There are, of course, other JSON parsers out there, many of which run faster. These, however, took weeks to write. If you are, for example, thinking of extending JSON, and development time is a major consideration, the Marpa-based solution will be attractive.
Printer escape codes
Peter also did a Marpa-based language for work -- a solution to the problem of printer escape codes. For those unfamilar, a printer's special features can often be invoked by "escape sequences" -- byte sequences which control things like cursor motion, color, character sets, graphics, etc., etc. It's nice to invoke them with a set of well-named functions.

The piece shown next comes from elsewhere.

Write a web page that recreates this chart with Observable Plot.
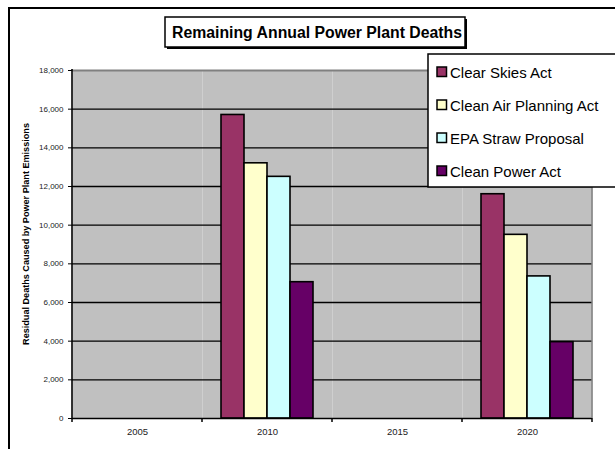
<!DOCTYPE html>
<html>
<head>
<meta charset="utf-8">
<script src="https://cdn.jsdelivr.net/npm/d3@7"></script>
<script src="https://cdn.jsdelivr.net/npm/@observablehq/plot@0.6"></script>
<style>
  html, body { margin: 0; padding: 0; background: #fff; overflow: hidden; }
  #chart svg { display: block; font-family: Arial, "Liberation Sans", sans-serif; }
</style>
</head>
<body>
<div id="chart"></div>
<script>
const years = ["2005", "2010", "2015", "2020"];
const series = ["Clear Skies Act", "Clean Air Planning Act", "EPA Straw Proposal", "Clean Power Act"];
const colors = ["#993366", "#FFFFCC", "#CCFFFF", "#660066"];
const clearSkies   = [null, 15700, null, 11600];
const cleanAir     = [null, 13200, null, 9500];
const epaStraw     = [null, 12500, null, 7350];
const cleanPower   = [null, 7050,  null, 3950];
const yTicks = [0, 2000, 4000, 6000, 8000, 10000, 12000, 14000, 16000, 18000];
const title = "Remaining Annual Power Plant Deaths";
const yLabel = "Residual Deaths Caused by Power Plant Emissions";

const valuesBySeries = [clearSkies, cleanAir, epaStraw, cleanPower];
const data = [];
years.forEach((yr, i) => {
  series.forEach((s, j) => {
    data.push({year: yr, series: s, value: valuesBySeries[j][i]});
  });
});

const W = 615, H = 449;
const chart = Plot.plot({
  width: W,
  height: H,
  marginLeft: 72,
  marginRight: 23,
  marginTop: 70,
  marginBottom: 31,
  style: {fontFamily: "Arial, 'Liberation Sans', sans-serif", background: "white", overflow: "visible"},
  fx: {domain: years, padding: 0, label: null},
  x: {domain: series, paddingInner: 0, paddingOuter: 0.79, axis: null},
  y: {domain: [0, 18000], label: null},
  color: {domain: series, range: colors},
  marks: [
    Plot.frame({fill: "#C0C0C0", stroke: null}),
    Plot.ruleY(yTicks.filter(d => d > 0 && d < 18000), {stroke: "black", strokeWidth: 1.3}),
    Plot.ruleY([18000], {stroke: "#808080", strokeWidth: 2}),
    Plot.barY(data, {fx: "year", x: "series", y: "value", fill: "series", stroke: "black", strokeWidth: 1.6, inset: 0}),
    Plot.ruleY([0], {stroke: "black", strokeWidth: 1.6}),
    Plot.axisY({ticks: yTicks, tickFormat: d3.format(","), tickSize: 4, fontSize: 8, label: null, stroke: "black", color: "#222"}),
    Plot.axisFx({anchor: "bottom", tickSize: 0, tickPadding: 10, fontSize: 9.5, label: null, color: "#222"})
  ]
});
document.getElementById("chart").appendChild(chart);

// Decorations using the library's scales
const svg = d3.select(chart);
const fx = chart.scale("fx");
const yS = chart.scale("y");
const y0 = yS.apply(0), yTop = yS.apply(18000);
const left = fx.apply(years[0]);
const bw = fx.bandwidth;
const right = fx.apply(years[years.length - 1]) + bw;

// left axis line and right gray border
svg.append("line").attr("x1", left).attr("x2", left).attr("y1", yTop - 1).attr("y2", y0 + 0.5)
  .attr("stroke", "black").attr("stroke-width", 1.6);
svg.append("line").attr("x1", right).attr("x2", right).attr("y1", yTop - 1).attr("y2", y0)
  .attr("stroke", "#808080").attr("stroke-width", 1.5);
// category boundary ticks
const bounds = years.map(y => fx.apply(y)).concat([right]);
bounds.forEach(b => {
  svg.append("line").attr("x1", b).attr("x2", b).attr("y1", y0).attr("y2", y0 + 4)
    .attr("stroke", "black").attr("stroke-width", 1.5);
});

// outer border
svg.append("path").attr("d", `M9,${H + 10} V8 H${W + 10}`).attr("fill", "none")
  .attr("stroke", "black").attr("stroke-width", 2);

// title box with shadow
svg.append("rect").attr("x", 167).attr("y", 19).attr("width", 300).attr("height", 30).attr("fill", "black");
svg.append("rect").attr("x", 165).attr("y", 17).attr("width", 300).attr("height", 30)
  .attr("fill", "white").attr("stroke", "black").attr("stroke-width", 1.5);
svg.append("text").attr("x", 317).attr("y", 37.5).attr("text-anchor", "middle")
  .attr("font-size", 15.8).attr("font-weight", "bold").attr("fill", "black").text(title);

// y label
svg.append("text").attr("transform", `translate(29,234) rotate(-90)`)
  .attr("text-anchor", "middle").attr("font-size", 9.1).attr("font-weight", "bold")
  .attr("fill", "black").text(yLabel);

// legend
svg.append("rect").attr("x", 428).attr("y", 54).attr("width", 300).attr("height", 133)
  .attr("fill", "white").attr("stroke", "black").attr("stroke-width", 1.5);
const rowY = [72, 105, 138, 171];
series.forEach((s, i) => {
  svg.append("rect").attr("x", 437).attr("y", rowY[i] - 5).attr("width", 9.5).attr("height", 9.5)
    .attr("fill", colors[i]).attr("stroke", "black").attr("stroke-width", 1.5);
  svg.append("text").attr("x", 450).attr("y", rowY[i] + 5.5).attr("text-anchor", "start")
    .attr("font-size", 15).attr("fill", "black").text(s);
});
</script>
</body>
</html>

Escape sequences are usually repetitive, and when complex, are usually not complex in an interesting way. They can be programmed with regex or eval hacks. But this time Peter chose to write a mini-language that specifies escape sequences, and to use Marpa to compile the mini-language into Perl code. He was done in a hour.
A log file query language
Meanwhile, an interesting and adventurous language effort was underway on the other side of the Atlantic, where Paul Bennett, faced with analyzing lots of nginx log files, decided a powerful custom log query language was the best way to address his issue. Paul needed to design and specify his language from scratch. Paul was also facing a learning curve, but he read the gist for a Scanless interface example, and apparently was able to teach himself quickly from there. (He doesn't say, but it might have been the one for this post.)
Like Peter's escape sequence language, Paul's log query language program compiles to Perl. Its writing and debugging were spread out over 3 days. Paul reports that his language is on the job already, but that it needs some clean-up before going onto CPAN.
The snippets Paul shows are enticing. The language seems to include strings, integers and timestamps as supported types; regexes; a full set of comparison and boolean operators; and helpful new "any", "between" and "one" operators. Pretty good for three days. A lot of nasty problems snuggled away in log files may find their hiding places are not nearly as safe as they have been able to expect.